Les Ivoiriens ont-ils vraiment besoin des occidentaux pour protéger leur liberté d'expression ? Cette liberté d'expression que connaissent les journalistes ivoiriens est-elle l'oeuvre des occidentaux pour qu'ils s'en portent garants ? Assurément, certaines personnes ont besoin de réfléchir un peu avant de mener des croisades sous les ors des palais européens en vue de libérer les Africains. Qu'ils sachent que ceux qui se battent sur le terrain connaissent mieux que quiconque le prix de leur liberté. Il n'appartient pas à un Ivoirien vivant à l'étranger de courir au palais du prince des lieux pour lui demander de venir faire le pompier. Des manifestants pourchassés et battus, l'Occident les compte par milliers chaque année. Quel Africain se soucie alors de ces pauvres Européens privés de liberté d'expression, comme ce fut récemment le cas en Grèce lors des manifestations contre la crise dans ce pays ?
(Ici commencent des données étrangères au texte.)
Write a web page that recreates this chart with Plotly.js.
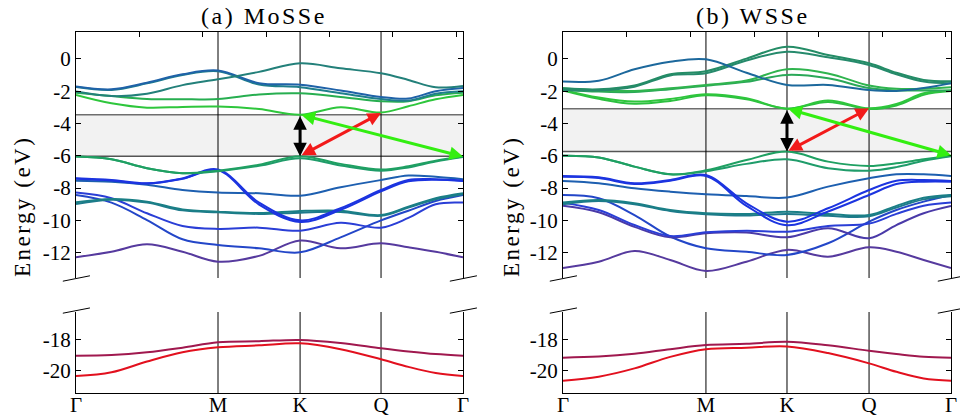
<!DOCTYPE html>
<html>
<head>
<meta charset="utf-8">
<script src="https://cdn.plot.ly/plotly-3.0.1.min.js"></script>
<style>
html,body{margin:0;padding:0;background:#fff;}
#plot{width:960px;height:419px;}
.annotation-text{letter-spacing:2.5px;}
</style>
</head>
<body>
<div id="plot"></div>
<script>
// ---------- high-symmetry points (path length, 1/Angstrom) ----------
const kLabels = ['Γ','M','K','Q','Γ'];
const kA = [0, 1.121, 1.769, 2.408, 3.055];   // MoSSe
const kB = [0, 1.120, 1.755, 2.398, 3.040];   // WSSe
const topTicks = [0.5, 1.0, 1.5, 2.0, 2.5, 3.0];

// ---------- MoSSe bands (eV) at sample k-points ----------
// k samples: Γ, ΓM/4, ΓM/2, 3ΓM/4, M, MK/2, K, KQ/2, Q, QΓ/3, 2QΓ/3, Γ
const aC1  = [-2.23,-2.75,-3.02,-2.97,-2.95,-3.10,-3.45,-2.99,-3.32,-2.93,-2.50,-2.23];
const aC2  = [-2.09,-2.30,-2.48,-2.50,-2.48,-2.20,-2.13,-2.35,-2.62,-2.62,-2.25,-2.09];
const aCA  = [-1.70,-1.88,-1.47,-0.95,-0.72,-1.50,-1.60,-1.95,-2.35,-2.45,-2.00,-1.80];
const aCA2 = [-1.74,-1.92,-1.51,-0.99,-0.76,-1.58,-1.75,-2.12,-2.48,-2.58,-2.15,-2.00];
const aCB  = [-2.02,-2.30,-2.15,-1.62,-1.26,-0.80,-0.27,-0.58,-0.89,-1.30,-1.75,-1.67];
const aV1  = [-6.05,-6.22,-6.77,-7.08,-6.92,-6.55,-6.02,-6.50,-6.85,-6.65,-6.30,-6.05];
const aV1b = [-6.05,-6.22,-6.77,-7.08,-6.95,-6.62,-6.15,-6.60,-6.92,-6.72,-6.35,-6.08];
const aV2  = [-7.39,-7.50,-7.70,-7.40,-6.85,-8.90,-10.00,-9.25,-8.12,-7.50,-7.45,-7.54];
const aV2b = [-7.42,-7.53,-7.72,-7.42,-6.90,-9.02,-10.10,-9.35,-8.20,-7.58,-7.48,-7.56];
const aV3  = [-7.54,-7.60,-7.79,-8.12,-8.28,-8.32,-8.47,-7.95,-7.50,-7.22,-7.30,-7.45];
const aV4  = [-8.28,-8.63,-9.56,-10.35,-10.53,-10.45,-10.64,-10.15,-10.45,-9.85,-9.00,-8.90];
const aV5  = [-8.43,-8.90,-9.98,-11.17,-11.52,-11.73,-11.98,-11.05,-10.00,-9.40,-8.80,-8.43];
const aV6  = [-8.88,-8.67,-8.84,-9.32,-9.46,-9.55,-9.42,-9.40,-9.67,-9.15,-8.63,-8.32];
const aV6b = [-8.98,-8.72,-8.90,-9.38,-9.50,-9.60,-9.52,-9.48,-9.72,-9.20,-8.70,-8.38];
const aV7  = [-12.29,-11.94,-11.48,-11.94,-12.56,-12.20,-11.25,-11.73,-11.42,-11.67,-11.95,-12.29];
const aL1  = [-19.02,-18.98,-18.80,-18.50,-18.15,-18.08,-18.00,-18.20,-18.54,-18.75,-18.92,-19.02];
const aL2  = [-20.35,-20.10,-19.40,-18.80,-18.48,-18.35,-18.22,-18.60,-19.26,-19.75,-20.15,-20.35];

// ---------- WSSe bands (eV) ----------
const bC4  = [-1.92,-2.39,-2.64,-2.48,-2.19,-2.44,-3.08,-2.58,-3.06,-2.79,-2.13,-1.96];
const bC4b = [-1.95,-2.47,-2.78,-2.60,-2.25,-2.50,-3.08,-2.66,-3.10,-2.88,-2.22,-1.99];
const bC3  = [-1.82,-1.95,-1.98,-1.82,-1.61,-1.34,-0.64,-0.90,-1.65,-1.85,-1.85,-1.76];
const bC3b = [-1.92,-2.02,-2.05,-1.87,-1.66,-1.42,-0.99,-1.20,-1.80,-1.95,-1.95,-1.96];
const bC2  = [-1.82,-1.88,-1.65,-0.95,-0.76,0.02,0.76,0.25,-0.27,-0.85,-1.30,-1.38];
const bC2b = [-1.90,-1.95,-1.72,-1.02,-0.88,-0.10,0.45,0.10,-0.37,-0.95,-1.40,-1.50];
const bC1  = [-1.40,-1.35,-0.64,-0.17,-0.02,-0.85,-1.61,-1.61,-1.92,-1.98,-1.80,-1.50];
const bV1  = [-6.00,-6.10,-6.67,-7.15,-6.90,-6.26,-5.74,-6.36,-6.63,-6.46,-6.22,-6.00];
const bV1b = [-6.00,-6.10,-6.67,-7.15,-6.95,-6.50,-6.22,-6.77,-6.92,-6.70,-6.30,-6.02];
const bV2  = [-7.25,-7.33,-7.70,-7.50,-7.19,-8.94,-10.08,-9.25,-8.12,-7.55,-7.50,-7.56];
const bV2b = [-7.30,-7.38,-7.75,-7.55,-7.25,-9.10,-10.30,-9.45,-8.43,-7.75,-7.60,-7.60];
const bV3  = [-7.56,-7.70,-8.01,-8.22,-8.38,-8.49,-8.59,-7.91,-7.39,-7.15,-7.15,-7.25];
const bV4  = [-8.43,-8.63,-9.67,-11.00,-11.73,-11.95,-12.14,-11.42,-10.08,-9.36,-8.84,-8.43];
const bV5  = [-8.90,-9.36,-10.29,-10.97,-10.74,-10.64,-10.70,-10.35,-10.20,-9.60,-9.10,-8.90];
const bV5b = [-9.10,-9.50,-10.40,-11.05,-10.80,-10.75,-11.05,-10.49,-11.11,-10.29,-9.56,-9.11];
const bV6  = [-8.90,-8.74,-8.94,-9.36,-9.56,-9.60,-9.46,-9.60,-9.67,-9.10,-8.60,-8.43];
const bV6b = [-9.00,-8.80,-9.00,-9.42,-9.62,-9.70,-9.60,-9.72,-9.75,-9.20,-8.70,-8.50];
const bV7  = [-12.95,-12.56,-11.90,-12.45,-13.13,-12.56,-11.83,-12.25,-11.67,-11.94,-12.45,-12.95];
const bL1  = [-19.15,-19.08,-18.90,-18.60,-18.33,-18.25,-18.12,-18.35,-18.70,-18.91,-19.09,-19.15];
const bL2  = [-20.65,-20.39,-19.85,-19.10,-18.60,-18.50,-18.42,-18.85,-19.52,-20.07,-20.50,-20.65];

// ---------- band edges (eV): [CBM at K, VBM at K, CB at Q, VB at Γ] ----------
const edgesA = [-3.45, -6.02, -3.35, -6.05];
const edgesB = [-3.08, -5.74, -3.06, -5.96];

// ---------- build ----------
function kgrid(k){
  const f=(a,b,t)=>a+(b-a)*t;
  return [k[0],f(k[0],k[1],.25),f(k[0],k[1],.5),f(k[0],k[1],.75),k[1],f(k[1],k[2],.5),k[2],f(k[2],k[3],.5),k[3],f(k[3],k[4],1/3),f(k[3],k[4],2/3),k[4]];
}
const gA = kgrid(kA), gB = kgrid(kB);

function band(xs, ys, color, xa, ya){
  return {x:xs, y:ys, xaxis:xa, yaxis:ya, type:'scatter', mode:'lines',
    line:{color:color, width:2, shape:'spline', smoothing:1}, hoverinfo:'skip', showlegend:false};
}

const traces = [
  band(gA,aV7,'#563a9e','x','y'),
  band(gA,aV5,'#2346c8','x','y'),
  band(gA,aV4,'#2a3ed6','x','y'),
  band(gA,aV6b,'#1e7a8c','x','y'),
  band(gA,aV6,'#1a7f86','x','y'),
  band(gA,aV3,'#1d5fb0','x','y'),
  band(gA,aV2b,'#1c34e0','x','y'),
  band(gA,aV2,'#1c34e0','x','y'),
  band(gA,aV1b,'#1f9c6a','x','y'),
  band(gA,aV1,'#1fa062','x','y'),
  band(gA,aC1,'#2ec63c','x','y'),
  band(gA,aC2,'#27ae50','x','y'),
  band(gA,aCA2,'#1f7f8c','x','y'),
  band(gA,aCA,'#1f62a8','x','y'),
  band(gA,aCB,'#23807a','x','y'),
  band(gA,aL1,'#a0184e','x2','y2'),
  band(gA,aL2,'#e2101e','x2','y2'),
  band(gB,bV7,'#563a9e','x3','y3'),
  band(gB,bV4,'#2346c8','x3','y3'),
  band(gB,bV5b,'#4a3aa8','x3','y3'),
  band(gB,bV5,'#2a3ed6','x3','y3'),
  band(gB,bV6b,'#1e7a8c','x3','y3'),
  band(gB,bV6,'#1a7f86','x3','y3'),
  band(gB,bV3,'#1d5fb0','x3','y3'),
  band(gB,bV2b,'#1c34e0','x3','y3'),
  band(gB,bV2,'#1c34e0','x3','y3'),
  band(gB,bV1b,'#1f9c6a','x3','y3'),
  band(gB,bV1,'#1fa062','x3','y3'),
  band(gB,bC4b,'#2cc040','x3','y3'),
  band(gB,bC4,'#2ec63c','x3','y3'),
  band(gB,bC3b,'#2aa858','x3','y3'),
  band(gB,bC3,'#2fb44e','x3','y3'),
  band(gB,bC2b,'#268a6c','x3','y3'),
  band(gB,bC2,'#248c66','x3','y3'),
  band(gB,bC1,'#1c689c','x3','y3'),
  band(gB,bL1,'#a0184e','x4','y4'),
  band(gB,bL2,'#e2101e','x4','y4')
];

// ---------- axes ----------
const FONT = 'Liberation Serif, Times New Roman, serif';
const upRange = [-13.57, 1.67], loRange = [-21.45, -16.18];
const upTicks = [-12,-10,-8,-6,-4,-2,0], loTicks = [-20,-18];
const txt = v => v.map(t => String(t));

function topAxis(dom, k, anchor){
  return {domain:dom, range:[k[0],k[4]], anchor:anchor, side:'top', showline:true, linecolor:'#000', linewidth:1,
    ticks:'inside', ticklen:5, tickcolor:'#000', tickvals:topTicks, showticklabels:false,
    showgrid:false, zeroline:false, fixedrange:true};
}
function botAxis(dom, k, anchor){
  return {domain:dom, range:[k[0],k[4]], anchor:anchor, side:'bottom', showline:true, linecolor:'#000', linewidth:1,
    ticks:'', tickvals:k, ticktext:kLabels, tickfont:{size:21, family:FONT, color:'#000'}, ticklabelstandoff:-7,
    showgrid:false, zeroline:false, fixedrange:true};
}
function yAxis(dom, rng, tv, anchor){
  return {domain:dom, range:rng, anchor:anchor, showline:true, linecolor:'#000', linewidth:1, mirror:'ticks',
    ticks:'inside', ticklen:5, tickcolor:'#000', tickvals:tv, ticktext:txt(tv), tickfont:{size:21, family:FONT, color:'#000'},
    ticklabelstandoff:0, showgrid:false, zeroline:false, fixedrange:true};
}

const dxA = [76/960, 463/960], dxB = [563/960, 951/960];
const dyU = [(419-278)/419, (419-32)/419], dyL = [(419-393)/419, (419-312)/419];

// ---------- shapes ----------
const shapes = [];
function panelShapes(k, e, xa, ya, xa2, ya2){
  shapes.push({type:'rect', xref:'x'+(xa==='x'?'':xa.slice(1))+' domain', yref:ya, x0:0, x1:1, y0:e[1], y1:e[0], fillcolor:'#f2f2f2', line:{width:0}, layer:'below'});
  shapes.push({type:'line', xref:xa+' domain', yref:ya, x0:0, x1:1, y0:e[0], y1:e[0], line:{color:'#6e6e6e', width:1.5}, layer:'below'});
  shapes.push({type:'line', xref:xa+' domain', yref:ya, x0:0, x1:1, y0:e[1], y1:e[1], line:{color:'#555', width:1.5}, layer:'below'});
  [k[1],k[2],k[3]].forEach(v=>{
    shapes.push({type:'line', xref:xa, yref:ya+' domain', x0:v, x1:v, y0:0, y1:1, line:{color:'#000', width:1}, layer:'below'});
    shapes.push({type:'line', xref:xa2, yref:ya2+' domain', x0:v, x1:v, y0:0, y1:1, line:{color:'#000', width:1}, layer:'below'});
  });
  [0,1].forEach(c=>{
    shapes.push({type:'line', xref:xa+' domain', yref:ya+' domain', x0:c-0.034, x1:c+0.036, y0:-0.013, y1:0.009, line:{color:'#000', width:1}, layer:'above'});
    shapes.push({type:'line', xref:xa2+' domain', yref:ya2+' domain', x0:c-0.034, x1:c+0.036, y0:0.985, y1:1.05, line:{color:'#000', width:1}, layer:'above'});
  });
}
panelShapes(kA, edgesA, 'x', 'y', 'x2', 'y2');
panelShapes(kB, edgesB, 'x3', 'y3', 'x4', 'y4');

// ---------- annotations ----------
function arrow(xa, ya, x, y, ax, ay, color){
  return {xref:xa, yref:ya, axref:xa, ayref:ya, x:x, y:y, ax:ax, ay:ay, text:'', showarrow:true,
    arrowhead:2, startarrowhead:2, arrowside:'end+start', arrowwidth:3, arrowsize:0.9, startarrowsize:0.9,
    arrowcolor:color, standoff:0, startstandoff:0};
}
const annotations = [
  {xref:'paper', yref:'paper', x:264/960, y:(419-16)/419, text:'(a) MoSSe', showarrow:false, xanchor:'center', yanchor:'middle', font:{size:24, family:FONT, color:'#000'}},
  {xref:'paper', yref:'paper', x:753/960, y:(419-16)/419, text:'(b) WSSe', showarrow:false, xanchor:'center', yanchor:'middle', font:{size:24, family:FONT, color:'#000'}},
  {xref:'paper', yref:'paper', x:22/960, y:(419-207)/419, text:'Energy (eV)', textangle:-90, showarrow:false, xanchor:'center', yanchor:'middle', font:{size:23, family:FONT, color:'#000'}},
  {xref:'paper', yref:'paper', x:511/960, y:(419-207)/419, text:'Energy (eV)', textangle:-90, showarrow:false, xanchor:'center', yanchor:'middle', font:{size:23, family:FONT, color:'#000'}},
  arrow('x','y', kA[2], edgesA[1], kA[2], edgesA[0], '#000'),
  arrow('x','y', kA[3], edgesA[2], kA[2], edgesA[1], '#f21a1a'),
  arrow('x','y', kA[4], edgesA[3], kA[2], edgesA[0], '#33ee11'),
  arrow('x3','y3', kB[2], edgesB[1], kB[2], edgesB[0], '#000'),
  arrow('x3','y3', kB[3], edgesB[2], kB[2], edgesB[1], '#f21a1a'),
  arrow('x3','y3', kB[4], edgesB[3], kB[2], edgesB[0], '#33ee11')
];

const layout = {
  width:960, height:419, margin:{l:0,r:0,t:0,b:0},
  paper_bgcolor:'#fff', plot_bgcolor:'#fff',
  font:{family:FONT, color:'#000'},
  showlegend:false,
  xaxis: topAxis(dxA, kA, 'y'),
  yaxis: yAxis(dyU, upRange, upTicks, 'x'),
  xaxis2: botAxis(dxA, kA, 'y2'),
  yaxis2: yAxis(dyL, loRange, loTicks, 'x2'),
  xaxis3: topAxis(dxB, kB, 'y3'),
  yaxis3: yAxis(dyU, upRange, upTicks, 'x3'),
  xaxis4: botAxis(dxB, kB, 'y4'),
  yaxis4: yAxis(dyL, loRange, loTicks, 'x4'),
  shapes: shapes,
  annotations: annotations
};

Plotly.newPlot('plot', traces, layout, {staticPlot:true, displayModeBar:false});
</script>
</body>
</html>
Cette lettre n'est donc pour moi qu'une imbécillité de plus à mettre sur le même pied que le comportement de ceux qui voyagent avec des coupures de journaux où l'on voit des corps criblés de balles et qu'ils présentent aux pays étrangers comme ceux de leurs parents afin de bénéficier de l'asile. Oui, c'est toujours pour des intérêts égoïstes que des Ivoiriens flétrissent l'image de leur pays pour tromper les Européens et aujourd'hui les Latino-Américains. Ils apprennent par coeur des récits à dormir debout afin d'attirer sur eux les faveurs des pays où ils se rendent. Je me souviens avec horreur, comme si c'était hier, des propos qu'un Ivoirien originaire du nord du pays m'avait tenus lors d'une rencontre à Dijon. Il jurait par ses grands dieux qu'il ne mettait pas les pieds en Côte d'Ivoire parce que l'origine de son nom ferait de lui une victime facile des populations du sud et du régime de Gbagbo (qui est pourtant également le régime de ses frères du Nord). Il est clair qu'un tel homme ne peut être qu'un mauvais ambassadeur auprès des Français qu'il côtoie quotidiennement. Il est à leurs yeux une pauvre victime des querelles ethniques qui décimeraient la Côte d'ivoire comme la peste. Mais pour moi, cet homme n'est qu'un égoïste qui se drape du malheur de l'Afrique pour légitimer sa vie en France.
Ce n'est point cette forme d'attaque faite de dénigrements menée par ses fils dont a besoin l'Afrique pour avancer. Ce ne sont point les leçons de morale importées des palais occidentaux dont elle a besoin. Elle a besoin de la manifestation de la volonté de chacun sur le terrain, de la lutte de chacun sur le terrain. Et dans ce domaine, les Ivoiriens vivant dans le pays pourraient donner des leçons aux fossoyeurs de la République vivant à l'étranger puisque ce sont eux qui ont bravé les armes de l'armée française au prix de leur sang quand il fallait sauver l'honneur du pays. Et récemment, ce sont ses journalistes qui ont fait front à l'abus d'autorité d'un homme pour faire reculer l'injustice.
Critiquer pour permettre aux Ivoiriens de voir d'autres aspects des choses qu'ils peuvent ne pas voir ou ignorer, c'est ce que l'on appelle une critique positive. Critiquer pour être bien vu de l'étranger et jouir de ses faveurs, c'est purement de l'égoïsme doublé d'un talent de fossoyeur de son pays.